Dominique Strauss-Kahn said world powers had worked well during the height of the crisis in 2008 and 2009, but as the immediate danger passed so did the will to re-write cross border regulations.

One of the lessons of the crisis is that facing global challenges we need to have global answers, Strauss-Kahn told the Romanian parliament during a flying visit to Bucharest.

This lesson is about to be lost, he said.

The IMF chief said individual countries were working on new regulations and creating new supervisory bodies, adding that many of the ideas made sense.

The only problem is, they don't fit together, he added.

Strauss-Kahn's comments reflect growing concern among policymakers over signs of a slowdown in the drive to overhaul the world's financial system after its near-death experience following the collapse of Lehman Bros in late 2008.

The G20 group of economic powers pledged last year to coordinate new regulation for derivatives, hedge funds and bank capital to prevent financial institutions ending up with a repeat of the worst crisis since the Great Depression.

But big differences have emerged as countries have implemented unilateral measures of their own on issues ranging from credit default swaps to hedge funds and bank proprietary trading operations.
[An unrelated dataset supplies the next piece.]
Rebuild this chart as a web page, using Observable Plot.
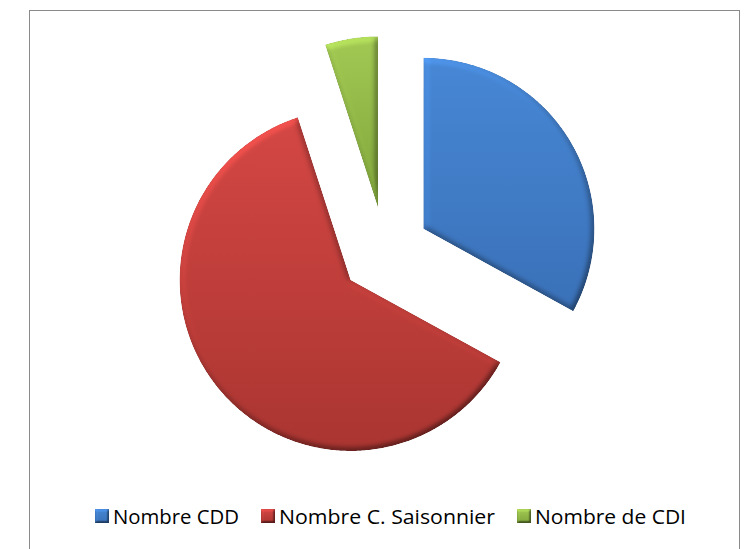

Earlier, speaking to a group of Romanian business students, Strauss-Kahn said another financial crisis was bound to hit global markets at some stage in the coming years.

I am sure it will be impossible to ask tax payers to pay again (to save banks), he said, stressing that this made it vital for countries to work together and limit the dangers.

He added that at the G20's request, the IMF would next month present its proposals for imposing a levy on banks which would cover the cost of any future bailouts.

He said it was vital for the G20 to move in the same direction on reform, adding that they did not have much time.

It took 12 years to build Basel 2. We do not have 12 years, he said, referring to global rules introduced in the 1990s to regulate the amount of capital banks must hold to underpin their operations.

I won't say this crisis is forgotten, but the momentum is slowly decreasing and that is a major worry, he said.